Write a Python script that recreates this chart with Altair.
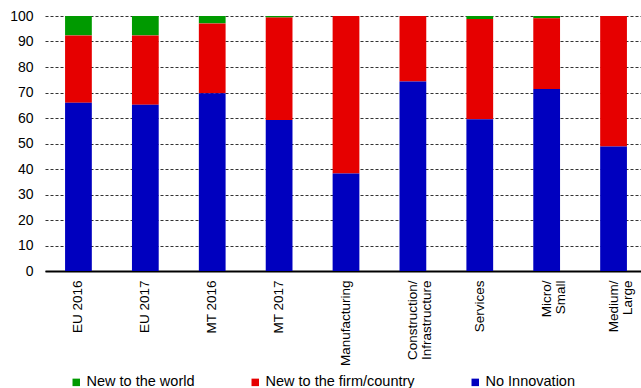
import altair as alt
import pandas as pd

categories = ["EU 2016", "EU 2017", "MT 2016", "MT 2017", "Manufacturing",
              "Construction/Infrastructure", "Services", "Micro/Small", "Medium/Large"]
no_innovation = [66.0, 65.2, 69.7, 59.2, 38.2, 74.3, 59.5, 71.4, 48.8]
new_to_firm = [26.4, 27.2, 27.4, 40.2, 61.8, 25.7, 39.3, 27.7, 51.2]
new_to_world = [7.6, 7.6, 2.9, 0.6, 0.0, 0.0, 1.2, 0.9, 0.0]

series = ["New to the world", "New to the firm/country", "No Innovation"]
colors = ["#009A00", "#E60000", "#0000BF"]
stack_order = {"No Innovation": 0, "New to the firm/country": 1, "New to the world": 2}

rows = []
for i, c in enumerate(categories):
    for s, vals in zip(series, [new_to_world, new_to_firm, no_innovation]):
        rows.append({"category": c, "series": s, "value": vals[i], "order": stack_order[s]})
df = pd.DataFrame(rows)

font = "Liberation Sans"

chart = alt.Chart(df).mark_bar().encode(
    x=alt.X("category:N", sort=categories,
            scale=alt.Scale(range=[0, 602], paddingInner=0.6, paddingOuter=0.3),
            axis=alt.Axis(title=None, labelAngle=270, labelFontSize=13.5, labelFont=font,
                          labelColor="black", labelPadding=9, ticks=False, domainColor="black",
                          domainWidth=2, labelLineHeight=14,
                          labelExpr="split(replace(datum.label, '/', '/\\n'), '\\n')")),
    y=alt.Y("value:Q", stack="zero", scale=alt.Scale(domain=[0, 100], nice=False),
            axis=alt.Axis(title=None, values=list(range(0, 101, 10)), labelFontSize=14,
                          labelFont=font, labelColor="black", labelPadding=12, ticks=False,
                          domain=False, gridDash=[3, 2], gridColor="#333333", gridWidth=1)),
    color=alt.Color("series:N", sort=series,
                    scale=alt.Scale(domain=series, range=colors),
                    legend=alt.Legend(title=None, orient="none", legendX=24, legendY=359,
                                      direction="horizontal", columns=3, gridAlign="each",
                                      columnPadding=53, symbolType="square", symbolSize=56,
                                      symbolStrokeWidth=0, labelFontSize=14.5, labelFont=font,
                                      labelColor="black", labelOffset=3, padding=0)),
    order=alt.Order("order:Q"),
).properties(
    width=596, height=255,
    autosize=alt.AutoSizeParams(type="none"),
    padding={"left": 45, "top": 16, "right": 0, "bottom": 117},
).configure_view(stroke=None).configure_axis(labelFont=font)

chart.save("out.html", embed_options={"renderer": "svg", "actions": False})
· · ·
### Task requirements:
Find the string "chart" in the listing and return every line that holds it.

### Full solution:
Write a Python script that recreates this chart with Altair.
chart = alt.Chart(df).mark_bar().encode(
chart.save("out.html", embed_options={"renderer": "svg", "actions": False})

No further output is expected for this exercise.